Islamic State threatens attack on Iran in new video
The Islamic State (ISIS) once again threatened in a new video released on Saturday to strike Iran, two years after the group carried out a deadly attack in the heart of Tehran.
In the new video released by Nashirnews, the propaganda channel of the group on the messaging app Telegram, a number of branches of the group in India, Kashmir, Pakistan, Afghanistan, and Iran have threatened to carry out further attacks.
A brief portion of the video, titled “The Soldiers of the Caliphate in Iran” speaks about Iran. The one-minute segment shows five men on screen, allegedly in Iran, with their faces covered, holding AK-47s, with the infamous black and white flag of ISIS hung up behind them.
“In truth the Iranian fire worshipping government since its establishment has fought the true believers of Islam… and placed its hands in the hands of the enemies of this religion,” Abu Mujahed al-Farsi, dressed in military fatigues, read in Persian from a prepared statement. “We warn the fire worshipping government and its allies: wait for our actions and not our words.”
The chilling warning comes two years after five ISIS militants struck the Iranian parliament and the Mausoleum of Ruhollah Khomeini, the founder of the Islamic Republic. The June 2017 attacks ended with 17 dead and nearly 50 people wounded.
Iran rounded up hundreds of people in the aftermath of the attack and executed eight men in July 2018 for collaborating with the group’s militants to carry out the assault.
The over 12-minute video, titled “The Soldiers of Caliphate in Khorasan”, features several militants railing against Pakistan and the ongoing peace process in Afghanistan, and threatening to strike India and Pakistan.
ISIS is currently engaged in a fierce war with the Taliban and the government forces in four mountainous provinces in the east and north of Afghanistan. The group has succeeded in planting deep roots in Afghanistan, having recruited thousands of fighters, some of them former Taliban, to its ranks.
ISIS became active in Afghanistan just after the group swept across northern Iraq in the summer of 2014. The group has describes the Taliban as “traitors” and denounces their current peace talks with the US government to end the conflict in Afghanistan.
Since its defeat in the battlefield of Baghouz in eastern Syria near the Iraqi border, the group has intensified its deadly insurgency in northern Iraq and has branched off to parts of Africa.
On Saturday, ISIS announced that it killed a number of Malian soldiers in the region of Gao, also on its propaganda channel on Telegram.

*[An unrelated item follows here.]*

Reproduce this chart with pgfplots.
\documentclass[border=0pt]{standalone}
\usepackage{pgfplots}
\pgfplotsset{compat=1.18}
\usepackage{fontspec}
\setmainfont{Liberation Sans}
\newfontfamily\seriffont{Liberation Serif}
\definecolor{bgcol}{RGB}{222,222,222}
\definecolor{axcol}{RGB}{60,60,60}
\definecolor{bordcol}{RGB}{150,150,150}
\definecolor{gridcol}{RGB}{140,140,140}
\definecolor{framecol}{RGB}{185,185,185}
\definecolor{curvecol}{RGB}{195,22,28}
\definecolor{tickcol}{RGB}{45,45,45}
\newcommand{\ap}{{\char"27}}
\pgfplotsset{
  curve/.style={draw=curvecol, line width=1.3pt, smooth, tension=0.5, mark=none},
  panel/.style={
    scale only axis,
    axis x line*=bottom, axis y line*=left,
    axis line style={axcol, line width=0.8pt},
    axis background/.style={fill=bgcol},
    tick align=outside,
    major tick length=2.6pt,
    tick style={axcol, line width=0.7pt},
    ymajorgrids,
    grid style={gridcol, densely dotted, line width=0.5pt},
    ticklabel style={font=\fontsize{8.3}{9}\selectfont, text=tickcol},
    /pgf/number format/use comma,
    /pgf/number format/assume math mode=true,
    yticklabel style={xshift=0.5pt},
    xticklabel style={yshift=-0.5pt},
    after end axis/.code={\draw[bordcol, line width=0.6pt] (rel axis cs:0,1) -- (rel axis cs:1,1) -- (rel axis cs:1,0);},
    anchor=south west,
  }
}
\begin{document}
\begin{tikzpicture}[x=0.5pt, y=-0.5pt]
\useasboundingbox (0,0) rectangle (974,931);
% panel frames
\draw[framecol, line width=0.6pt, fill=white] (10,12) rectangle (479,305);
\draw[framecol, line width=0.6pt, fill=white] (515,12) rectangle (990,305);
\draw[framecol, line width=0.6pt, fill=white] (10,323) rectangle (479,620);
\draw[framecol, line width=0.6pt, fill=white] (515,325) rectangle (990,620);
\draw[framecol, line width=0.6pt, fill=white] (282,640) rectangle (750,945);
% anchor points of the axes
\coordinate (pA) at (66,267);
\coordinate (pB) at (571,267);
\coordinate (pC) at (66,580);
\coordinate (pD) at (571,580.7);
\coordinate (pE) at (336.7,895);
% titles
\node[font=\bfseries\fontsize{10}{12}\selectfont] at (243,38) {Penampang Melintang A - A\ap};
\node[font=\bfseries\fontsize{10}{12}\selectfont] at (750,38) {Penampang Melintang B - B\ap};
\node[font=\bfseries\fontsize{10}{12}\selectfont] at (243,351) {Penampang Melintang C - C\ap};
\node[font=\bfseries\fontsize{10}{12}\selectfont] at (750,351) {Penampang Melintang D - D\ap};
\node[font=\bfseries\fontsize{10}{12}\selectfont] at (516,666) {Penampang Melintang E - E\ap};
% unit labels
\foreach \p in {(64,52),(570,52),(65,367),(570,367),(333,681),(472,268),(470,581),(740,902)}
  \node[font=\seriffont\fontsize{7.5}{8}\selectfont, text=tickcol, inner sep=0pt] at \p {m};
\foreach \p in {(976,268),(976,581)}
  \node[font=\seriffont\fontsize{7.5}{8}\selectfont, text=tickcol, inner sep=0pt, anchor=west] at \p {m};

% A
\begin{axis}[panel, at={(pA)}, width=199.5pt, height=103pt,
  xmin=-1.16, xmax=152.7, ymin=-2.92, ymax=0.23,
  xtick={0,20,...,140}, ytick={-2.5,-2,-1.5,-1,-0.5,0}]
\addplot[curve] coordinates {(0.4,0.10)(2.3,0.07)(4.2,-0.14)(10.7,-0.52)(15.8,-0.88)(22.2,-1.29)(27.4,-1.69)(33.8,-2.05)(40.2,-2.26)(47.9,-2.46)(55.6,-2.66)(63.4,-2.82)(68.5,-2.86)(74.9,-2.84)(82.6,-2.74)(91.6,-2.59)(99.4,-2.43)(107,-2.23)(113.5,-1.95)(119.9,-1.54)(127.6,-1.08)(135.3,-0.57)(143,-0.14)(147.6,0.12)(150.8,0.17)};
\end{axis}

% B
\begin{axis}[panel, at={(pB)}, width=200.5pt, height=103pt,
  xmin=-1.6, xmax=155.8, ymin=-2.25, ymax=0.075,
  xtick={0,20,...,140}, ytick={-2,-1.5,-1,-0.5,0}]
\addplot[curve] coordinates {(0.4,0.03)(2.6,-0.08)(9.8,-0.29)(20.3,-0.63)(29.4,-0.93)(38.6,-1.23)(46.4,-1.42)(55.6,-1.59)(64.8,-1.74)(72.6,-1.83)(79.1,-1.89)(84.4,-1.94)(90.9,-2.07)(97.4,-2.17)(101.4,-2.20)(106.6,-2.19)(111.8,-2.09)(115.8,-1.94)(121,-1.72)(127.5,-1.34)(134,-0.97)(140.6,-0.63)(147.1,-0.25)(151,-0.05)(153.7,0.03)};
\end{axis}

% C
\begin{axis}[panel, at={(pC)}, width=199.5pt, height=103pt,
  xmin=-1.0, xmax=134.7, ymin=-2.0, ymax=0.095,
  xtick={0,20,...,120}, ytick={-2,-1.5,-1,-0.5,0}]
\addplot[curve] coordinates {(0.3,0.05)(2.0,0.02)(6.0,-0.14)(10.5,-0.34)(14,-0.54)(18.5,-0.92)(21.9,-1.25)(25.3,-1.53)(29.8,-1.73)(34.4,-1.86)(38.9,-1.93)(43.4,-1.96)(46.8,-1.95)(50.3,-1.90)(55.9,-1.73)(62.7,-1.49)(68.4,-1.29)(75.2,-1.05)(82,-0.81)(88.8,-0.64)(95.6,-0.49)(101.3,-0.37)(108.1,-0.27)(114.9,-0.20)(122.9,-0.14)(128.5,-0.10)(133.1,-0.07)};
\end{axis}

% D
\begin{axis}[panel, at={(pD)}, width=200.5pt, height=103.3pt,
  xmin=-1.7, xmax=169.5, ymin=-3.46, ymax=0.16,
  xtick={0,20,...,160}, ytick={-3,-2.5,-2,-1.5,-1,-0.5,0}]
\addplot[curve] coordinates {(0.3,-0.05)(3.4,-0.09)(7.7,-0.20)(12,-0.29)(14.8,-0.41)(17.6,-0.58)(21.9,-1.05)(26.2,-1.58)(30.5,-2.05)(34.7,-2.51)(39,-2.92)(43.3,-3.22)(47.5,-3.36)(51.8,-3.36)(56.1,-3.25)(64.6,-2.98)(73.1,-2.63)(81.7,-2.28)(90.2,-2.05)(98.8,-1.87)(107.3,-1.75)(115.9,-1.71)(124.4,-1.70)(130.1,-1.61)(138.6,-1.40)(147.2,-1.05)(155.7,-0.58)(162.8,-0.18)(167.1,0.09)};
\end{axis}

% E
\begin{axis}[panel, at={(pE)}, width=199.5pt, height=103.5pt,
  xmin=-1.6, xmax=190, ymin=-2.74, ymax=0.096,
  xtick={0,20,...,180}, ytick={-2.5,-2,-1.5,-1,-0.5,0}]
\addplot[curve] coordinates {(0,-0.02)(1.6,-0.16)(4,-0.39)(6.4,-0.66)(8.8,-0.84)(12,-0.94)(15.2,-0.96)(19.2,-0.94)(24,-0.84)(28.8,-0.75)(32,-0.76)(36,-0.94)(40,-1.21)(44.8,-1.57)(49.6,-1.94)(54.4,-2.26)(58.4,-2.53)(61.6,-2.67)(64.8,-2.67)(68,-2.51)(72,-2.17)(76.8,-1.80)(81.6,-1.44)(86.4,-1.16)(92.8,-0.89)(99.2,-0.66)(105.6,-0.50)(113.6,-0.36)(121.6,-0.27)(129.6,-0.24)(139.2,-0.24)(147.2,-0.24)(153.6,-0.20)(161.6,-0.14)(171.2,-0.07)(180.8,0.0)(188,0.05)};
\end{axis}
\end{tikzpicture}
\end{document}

Peshmerga Commander Wasta Rasul warned on Friday of a resurgence of ISIS in northern Iraq, saying it was never really uprooted. “It has completely regrouped and is stronger than before”, he said.

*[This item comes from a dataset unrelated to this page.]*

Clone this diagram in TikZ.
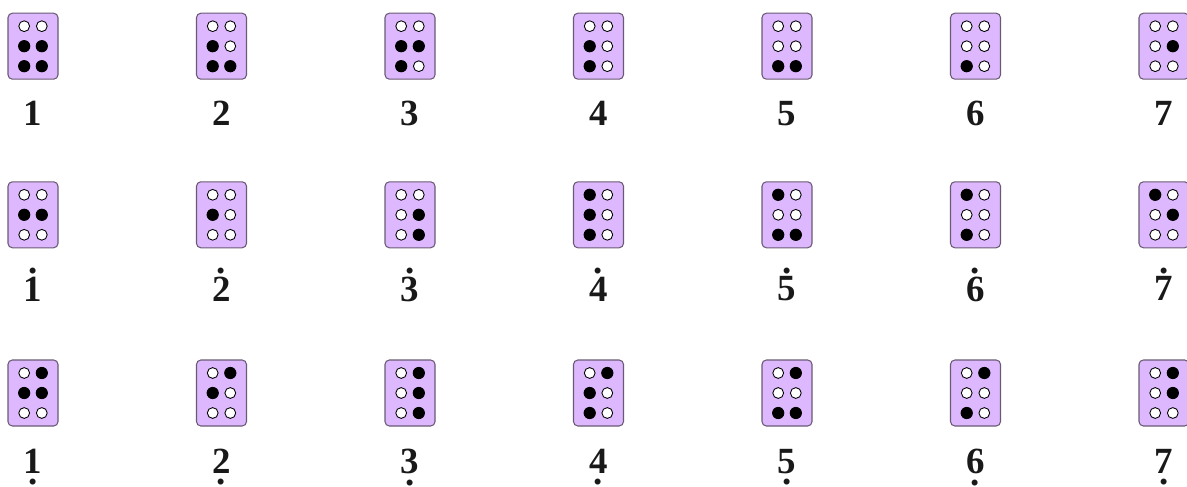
\documentclass[tikz,border=0pt]{standalone}
\usepackage{fontspec}
\setmainfont{Liberation Serif}
\usepackage{xcolor}
\usepackage{tikz}
\usetikzlibrary{positioning}
\definecolor{cellfill}{RGB}{222,184,255}
\definecolor{cellborder}{RGB}{105,90,115}
\definecolor{inkblack}{RGB}{0,0,0}

% braille cell: name, position, raised dots
\newcommand{\brcell}[3]{%
  \node[cell] (#1) at (#2) {};
  \foreach \k/\dx/\dy in {1/-1/1,2/-1/0,3/-1/-1,4/1/1,5/1/0,6/1/-1}{
    \coordinate (#1-\k) at ([shift={(\dx*0.176,\dy*0.4)}]#1.center);
    \draw[dotoff] (#1-\k) circle (0.108);
  }
  \foreach \k in {#3}
    \fill[doton] (#1-\k) circle (0.122);
}
% numbers with octave dots
\newcommand{\hinote}[1]{\leavevmode\vbox{\offinterlineskip
  \halign{\hfil##\hfil\cr .\cr\noalign{\kern1.8pt}#1\cr}}}
\newcommand{\lonote}[1]{\leavevmode\vtop{\offinterlineskip
  \halign{\hfil##\hfil\cr #1\cr\noalign{\kern3.4pt}.\cr}}}

\begin{document}
\begin{tikzpicture}[
  cell/.style={draw=cellborder, fill=cellfill, rounded corners=2.5pt, line width=0.6pt,
               minimum width=1.0cm, minimum height=1.32cm, inner sep=0pt},
  dotoff/.style={draw=inkblack, fill=white, line width=0.5pt},
  doton/.style={fill=inkblack},
  digit/.style={font=\fontsize{21}{24}\selectfont\bfseries, text=black!90, inner sep=0pt}]
\useasboundingbox (0,0) rectangle (23.74,9.72);

%% middle octave
\brcell{mid1}{0.66,8.796}{2,3,5,6}
\brcell{mid2}{4.43,8.796}{2,3,6}
\brcell{mid3}{8.20,8.796}{2,3,5}
\brcell{mid4}{11.97,8.796}{2,3}
\brcell{mid5}{15.74,8.796}{3,6}
\brcell{mid6}{19.51,8.796}{3}
\brcell{mid7}{23.28,8.796}{5}
\node[digit, below=0.42cm of mid1] (mid1l) {1};
\node[digit, below=0.42cm of mid2] (mid2l) {2};
\node[digit, below=0.42cm of mid3] (mid3l) {3};
\node[digit, below=0.42cm of mid4] (mid4l) {4};
\node[digit, below=0.42cm of mid5] (mid5l) {5};
\node[digit, below=0.42cm of mid6] (mid6l) {6};
\node[digit, below=0.42cm of mid7] (mid7l) {7};

%% high octave
\brcell{hi1}{0.66,5.424}{2,5}
\brcell{hi2}{4.43,5.424}{2}
\brcell{hi3}{8.20,5.424}{5,6}
\brcell{hi4}{11.97,5.424}{1,2,3}
\brcell{hi5}{15.74,5.424}{1,3,6}
\brcell{hi6}{19.51,5.424}{1,3}
\brcell{hi7}{23.28,5.424}{1,5}
\node[digit, below=0.38cm of hi1] (hi1l) {\hinote{1}};
\node[digit, below=0.38cm of hi2] (hi2l) {\hinote{2}};
\node[digit, below=0.38cm of hi3] (hi3l) {\hinote{3}};
\node[digit, below=0.38cm of hi4] (hi4l) {\hinote{4}};
\node[digit, below=0.38cm of hi5] (hi5l) {\hinote{5}};
\node[digit, below=0.38cm of hi6] (hi6l) {\hinote{6}};
\node[digit, below=0.38cm of hi7] (hi7l) {\hinote{7}};

%% low octave
\brcell{lo1}{0.66,1.86}{2,4,5}
\brcell{lo2}{4.43,1.86}{2,4}
\brcell{lo3}{8.20,1.86}{4,5,6}
\brcell{lo4}{11.97,1.86}{2,3,4}
\brcell{lo5}{15.74,1.86}{3,4,6}
\brcell{lo6}{19.51,1.86}{3,4}
\brcell{lo7}{23.28,1.86}{4,5}
\node[digit, below=0.44cm of lo1] (lo1l) {\lonote{1}};
\node[digit, below=0.44cm of lo2] (lo2l) {\lonote{2}};
\node[digit, below=0.44cm of lo3] (lo3l) {\lonote{3}};
\node[digit, below=0.44cm of lo4] (lo4l) {\lonote{4}};
\node[digit, below=0.44cm of lo5] (lo5l) {\lonote{5}};
\node[digit, below=0.44cm of lo6] (lo6l) {\lonote{6}};
\node[digit, below=0.44cm of lo7] (lo7l) {\lonote{7}};
\end{tikzpicture}
\end{document}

Iran provided extensive military support to Iraq, the Kurdistan Regional Government (KRG), and Syria to fight the ISIS militants, in part to ensure that they wouldn’t reach the western borders of Iran and threaten its security.
Iran has increased its influence in Syria and Iraq as a result of the war with ISIS, but has come under stinging criticism by the US government, which accuses Tehran of fomenting tension and instability in the region by propping up militias loyal to Iran.

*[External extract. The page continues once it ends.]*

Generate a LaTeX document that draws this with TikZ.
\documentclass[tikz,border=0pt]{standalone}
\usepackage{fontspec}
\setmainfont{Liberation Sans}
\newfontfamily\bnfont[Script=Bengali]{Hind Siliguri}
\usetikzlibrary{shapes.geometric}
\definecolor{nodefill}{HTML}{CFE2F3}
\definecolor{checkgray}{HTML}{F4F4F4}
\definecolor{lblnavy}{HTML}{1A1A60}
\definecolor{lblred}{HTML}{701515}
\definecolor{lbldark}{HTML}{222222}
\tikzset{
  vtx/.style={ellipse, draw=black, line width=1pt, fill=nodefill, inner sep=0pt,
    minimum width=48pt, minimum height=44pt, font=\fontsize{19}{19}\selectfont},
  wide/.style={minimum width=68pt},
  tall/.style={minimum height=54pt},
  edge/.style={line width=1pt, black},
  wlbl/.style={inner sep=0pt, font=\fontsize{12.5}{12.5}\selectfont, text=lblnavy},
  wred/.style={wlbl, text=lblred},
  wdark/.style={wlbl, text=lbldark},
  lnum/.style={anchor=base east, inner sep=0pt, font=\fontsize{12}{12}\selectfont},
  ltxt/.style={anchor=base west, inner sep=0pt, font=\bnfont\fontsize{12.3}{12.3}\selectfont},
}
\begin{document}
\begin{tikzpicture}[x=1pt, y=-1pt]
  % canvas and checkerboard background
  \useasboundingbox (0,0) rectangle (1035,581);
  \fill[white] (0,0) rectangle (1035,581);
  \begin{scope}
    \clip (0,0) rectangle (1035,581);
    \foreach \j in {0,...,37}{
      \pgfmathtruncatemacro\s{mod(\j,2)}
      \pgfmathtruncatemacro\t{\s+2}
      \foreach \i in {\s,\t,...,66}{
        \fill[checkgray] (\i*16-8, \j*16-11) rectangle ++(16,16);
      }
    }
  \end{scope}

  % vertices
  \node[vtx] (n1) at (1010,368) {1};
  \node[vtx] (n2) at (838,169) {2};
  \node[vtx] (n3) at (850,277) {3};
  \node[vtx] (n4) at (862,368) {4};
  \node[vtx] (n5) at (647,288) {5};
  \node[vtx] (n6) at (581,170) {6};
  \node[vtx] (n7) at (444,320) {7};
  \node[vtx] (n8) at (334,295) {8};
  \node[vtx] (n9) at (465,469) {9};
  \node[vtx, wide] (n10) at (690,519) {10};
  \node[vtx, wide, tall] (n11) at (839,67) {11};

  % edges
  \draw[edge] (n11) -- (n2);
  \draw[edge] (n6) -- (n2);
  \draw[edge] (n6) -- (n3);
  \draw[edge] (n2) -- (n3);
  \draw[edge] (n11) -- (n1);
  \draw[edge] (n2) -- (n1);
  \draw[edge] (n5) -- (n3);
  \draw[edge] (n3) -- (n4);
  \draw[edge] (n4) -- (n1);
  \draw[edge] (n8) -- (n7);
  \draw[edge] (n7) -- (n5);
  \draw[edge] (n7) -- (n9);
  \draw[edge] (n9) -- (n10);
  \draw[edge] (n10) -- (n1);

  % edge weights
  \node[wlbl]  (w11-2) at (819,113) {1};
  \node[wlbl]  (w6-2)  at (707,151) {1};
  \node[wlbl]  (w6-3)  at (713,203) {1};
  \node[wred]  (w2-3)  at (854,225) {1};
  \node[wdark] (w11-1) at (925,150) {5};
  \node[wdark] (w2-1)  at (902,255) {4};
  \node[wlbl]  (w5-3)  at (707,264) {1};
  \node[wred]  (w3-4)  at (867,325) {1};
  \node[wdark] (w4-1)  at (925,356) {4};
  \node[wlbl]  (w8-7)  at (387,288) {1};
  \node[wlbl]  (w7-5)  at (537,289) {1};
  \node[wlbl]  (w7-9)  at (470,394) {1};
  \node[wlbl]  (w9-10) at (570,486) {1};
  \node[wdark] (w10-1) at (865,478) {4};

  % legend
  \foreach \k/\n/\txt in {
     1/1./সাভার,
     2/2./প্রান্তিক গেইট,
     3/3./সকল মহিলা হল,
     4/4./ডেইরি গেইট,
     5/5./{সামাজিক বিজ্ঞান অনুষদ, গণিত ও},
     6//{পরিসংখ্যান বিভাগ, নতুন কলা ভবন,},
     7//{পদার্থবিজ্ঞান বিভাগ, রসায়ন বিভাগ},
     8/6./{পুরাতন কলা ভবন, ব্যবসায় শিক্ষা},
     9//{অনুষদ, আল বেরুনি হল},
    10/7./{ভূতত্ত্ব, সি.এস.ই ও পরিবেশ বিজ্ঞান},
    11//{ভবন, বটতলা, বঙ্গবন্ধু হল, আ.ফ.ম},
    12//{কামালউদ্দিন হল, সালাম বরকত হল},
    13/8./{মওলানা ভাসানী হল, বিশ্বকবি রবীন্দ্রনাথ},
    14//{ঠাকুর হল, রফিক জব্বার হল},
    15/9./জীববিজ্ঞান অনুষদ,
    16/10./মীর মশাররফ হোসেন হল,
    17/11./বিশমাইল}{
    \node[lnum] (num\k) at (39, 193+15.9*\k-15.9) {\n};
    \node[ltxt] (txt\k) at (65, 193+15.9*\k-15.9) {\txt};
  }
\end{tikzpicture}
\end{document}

Hundreds of Iranian Sunnis from its Arab, Kurdish, Turkmen, and Balochi communities attracted to the extremist ideologies of ISIS and other terrorist groups, joined jihadist groups in Syria and Iraq.
As Iran deals with the looming threat from the US, Tehran may have to worry about another threat lurking nearby. The ISIS video featured another five men who wore military uniforms describing their location as west Afghanistan, which is near the Iranian border.
The militant who addressed the camera spoke in Persian and denounced the Coalition forces, the Iraqi and Syrian forces, as well as the Peshmerga fighters for assisting to defeat the group in Iraq and Syria.